À deux heures, en effet, par une fraîche nuit de printemps au ciel parsemé d'étoiles, notre chèvre donne le jour à Bacchus et à Rillette, magnifiques chevreaux au poids de cinq et quatre kg.

L'heureux événement survient cent cinquante jours après son union avec Bibi le superbe bouc corse, au pelage moricaud, bourreau des cœurs de la Champeigne tourangelle.

Dès leur venue au monde, leurs frimousses hâlées laissent percer des regards qui resplendissent de la lumière de l'Île de Beauté. Tandis qu'une robe brune et chamoisée, avec bottes et raies dorsales noires, enveloppent leurs corps alpestres, comble d'élégance, deux charmantes pendeloques agrémentent leurs gorges !

Et ces instants d'enchantement, le pastoureau, le cœur serré, offre à la parturiente une coupe remplie de vin « Noble Joué » de son terroir de Saint-Avertin

Et c'est avec la délicatesse du gourmet que la descendante de la nourrice de Jupiter savoure le bouquet fruité de ce breuvage des dieux.

Sitôt remise de ses émotions, notre affectueuse chèvre se lève pour nourrir de ses pis, qui ruissellent de lait, ses adorables biquets.

De la nuit finissante jusqu'au feu de l'aurore, la fille de Roussette se dépense et s'épanche auprès de ses cabris.

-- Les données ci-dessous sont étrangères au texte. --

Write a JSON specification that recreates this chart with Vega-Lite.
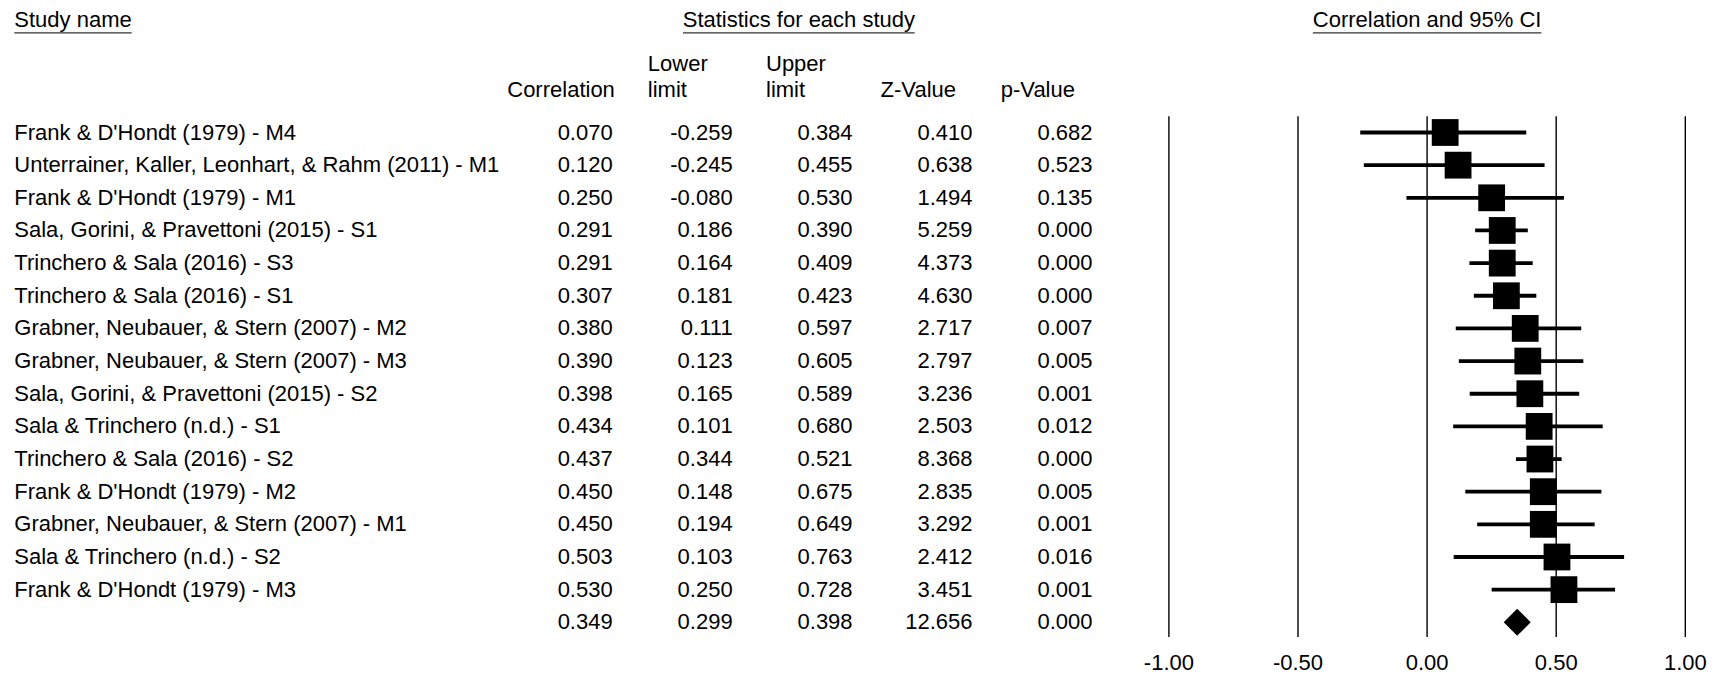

Tout en les bichonnant avec effusion, elle les toilette par effleurements et joue de la patte sur les dos afin qu'ils se maintiennent debout.

Ne leur apprend-elle pas, également, les moyens d'expression que prône le rituel caprin pour la défense, les échanges, les jeux et les cérémonies de la lignée ! Elle leur montre, en effet, comment se hausser sur les pattes de derrière afin de s'affronter tête contre tête en un noble mouvement hiératique.

Cette tradition ne se transmet-elle pas, de génération en génération, depuis la nuit des temps ?

Simultanément, ivre de bonheur, notre belle dame exalte son attachement à sa progéniture par des chevrotements aux intonations de la plus tendre des mères.

Enfin, la joie exubérante de la vie, l'amour de la liberté, la fierté, même dans l'adversité, la majesté du geste, sont légués, dès leurs premiers balbutiements, à Bacchus et à Rillette, par Touraine, « fille du soleil » notre chèvre de compagnie.